→ YOUR INSTRUCTIONS:
Retype the lines beneath this one, from the first through the line containing "(0,0) rectangle (1124,469);". Pictures are left out.

--- BEGIN SUPPLIED DATA ---

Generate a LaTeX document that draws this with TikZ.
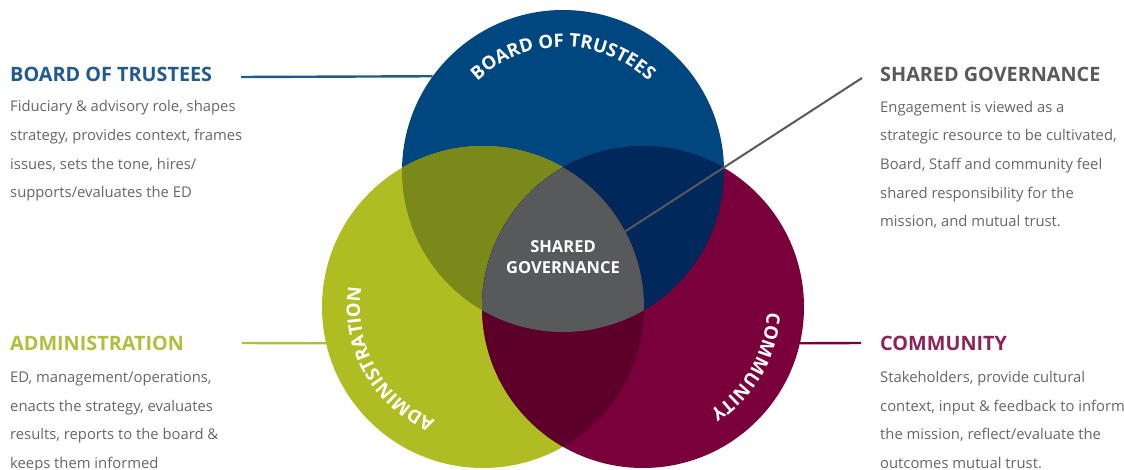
\documentclass[tikz,border=0pt]{standalone}
\usepackage{fontspec}
\setmainfont{Open Sans}
\usetikzlibrary{decorations.text}

\definecolor{boardblue}{HTML}{00467F}
\definecolor{admingreen}{HTML}{AFBD22}
\definecolor{commpurple}{HTML}{7A003C}
\definecolor{olivemix}{HTML}{7A891A}
\definecolor{navymix}{HTML}{00285A}
\definecolor{winemix}{HTML}{5C002B}
\definecolor{sharedgray}{HTML}{58595B}
\definecolor{boardhead}{HTML}{22598F}
\definecolor{adminhead}{HTML}{B0BE3C}
\definecolor{commhead}{HTML}{8C2257}
\definecolor{bodygray}{HTML}{666666}

\newcommand{\arcfont}{\fontsize{18.5}{18.5}\selectfont\bfseries}

\begin{document}
\begin{tikzpicture}[x=1pt, y=1pt]
    \tikzstyle{ring} = [circle, minimum size=322pt, inner sep=0pt]
    \tikzstyle{heading} = [anchor=base west, inner sep=0pt, font=\fontsize{19.8}{24}\selectfont\bfseries]
    % multi-line blurbs sit on the baseline of their last line
    \tikzstyle{blurb} = [anchor=base west, inner sep=0pt, align=left, text=bodygray, font=\fontsize{14.8}{28.7}\selectfont]
    \tikzstyle{lead} = [draw, line width=2.4pt]
    \tikzstyle{arclabel} = [decorate, decoration={text along path, text color=white, text align=center}]

    \useasboundingbox (0,0) rectangle (1124,469);

    % the three circles
    \node [ring, fill=boardblue] (board) at (563,298) {};
    \node [ring, fill=admingreen] (admin) at (483,162) {};
    \node [ring, fill=commpurple] (community) at (643,162) {};

    % overlaps
    \begin{scope}
        \clip (board.center) circle (161);
        \fill [olivemix] (admin.center) circle (161);
        \fill [navymix] (community.center) circle (161);
    \end{scope}
    \begin{scope}
        \clip (admin.center) circle (161);
        \fill [winemix] (community.center) circle (161);
        \clip (board.center) circle (161);
        \fill [sharedgray] (community.center) circle (161);
    \end{scope}

    \node [align=center, text=white, font=\fontsize{16.5}{21.5}\selectfont\bfseries] (sgcenter) at (563,212) {SHARED\\GOVERNANCE};

    % curved labels
    \path [arclabel, decoration={text={|\arcfont|BOARD OF TRUSTEES}}] ([shift={(150:124)}]board.center) arc [start angle=150, end angle=30, radius=124];
    \path [arclabel, decoration={text={|\arcfont|ADMINISTRATION}}] ([shift={(265:123)}]admin.center) arc [start angle=265, end angle=153, radius=123];
    \path [arclabel, decoration={text={|\arcfont|COMMUNITY}}] ([shift={(25:124)}]community.center) arc [start angle=25, end angle=-85, radius=124];

    % side texts
    \node [heading, text=boardhead] (bttitle) at (10,387) {BOARD OF TRUSTEES};
    \node [blurb] (btbody) at (10,271) {Fiduciary \& advisory role, shapes\\strategy, provides context, frames\\issues, sets the tone, hires/\\supports/evaluates the ED};

    \node [heading, text=sharedgray] (sgtitle) at (880,387) {SHARED GOVERNANCE};
    \node [blurb] (sgbody) at (880,242) {Engagement is viewed as a\\strategic resource to be cultivated,\\Board, Staff and community feel\\shared responsibility for the\\mission, and mutual trust.};

    \node [heading, text=adminhead] (admtitle) at (10,119) {ADMINISTRATION};
    \node [blurb] (admbody) at (10,0.5) {ED, management/operations,\\enacts the strategy, evaluates\\results, reports to the board \&\\keeps them informed};

    \node [heading, text=commhead] (commtitle) at (880,119) {COMMUNITY};
    \node [blurb] (commbody) at (880,0.5) {Stakeholders, provide cultural\\context, input \& feedback to inform\\the mission, reflect/evaluate the\\outcomes mutual trust.};

    % leader lines
    \coordinate (btlead) at (241,392);
    \coordinate (admlead) at (242,126);
    \coordinate (commlead) at (861,126);
    \coordinate (sglead) at (862,391);

    \path [lead, boardhead] (btlead) -- (board.144);
    \path [lead, adminhead] (admlead) -- (admin.193);
    \path [lead, commpurple] (community.-13) -- (commlead);
    \path [lead, sharedgray, line width=2pt] (admin.28) -- (sglead);
\end{tikzpicture}
\end{document}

--- END SUPPLIED DATA ---

→ SOLVED PROBLEM:
Generate a LaTeX document that draws this with TikZ.
\documentclass[tikz,border=0pt]{standalone}
\usepackage{fontspec}
\setmainfont{Open Sans}
\usetikzlibrary{decorations.text}

\definecolor{boardblue}{HTML}{00467F}
\definecolor{admingreen}{HTML}{AFBD22}
\definecolor{commpurple}{HTML}{7A003C}
\definecolor{olivemix}{HTML}{7A891A}
\definecolor{navymix}{HTML}{00285A}
\definecolor{winemix}{HTML}{5C002B}
\definecolor{sharedgray}{HTML}{58595B}
\definecolor{boardhead}{HTML}{22598F}
\definecolor{adminhead}{HTML}{B0BE3C}
\definecolor{commhead}{HTML}{8C2257}
\definecolor{bodygray}{HTML}{666666}

\newcommand{\arcfont}{\fontsize{18.5}{18.5}\selectfont\bfseries}

\begin{document}
\begin{tikzpicture}[x=1pt, y=1pt]
    \tikzstyle{ring} = [circle, minimum size=322pt, inner sep=0pt]
    \tikzstyle{heading} = [anchor=base west, inner sep=0pt, font=\fontsize{19.8}{24}\selectfont\bfseries]
    % multi-line blurbs sit on the baseline of their last line
    \tikzstyle{blurb} = [anchor=base west, inner sep=0pt, align=left, text=bodygray, font=\fontsize{14.8}{28.7}\selectfont]
    \tikzstyle{lead} = [draw, line width=2.4pt]
    \tikzstyle{arclabel} = [decorate, decoration={text along path, text color=white, text align=center}]

    \useasboundingbox (0,0) rectangle (1124,469);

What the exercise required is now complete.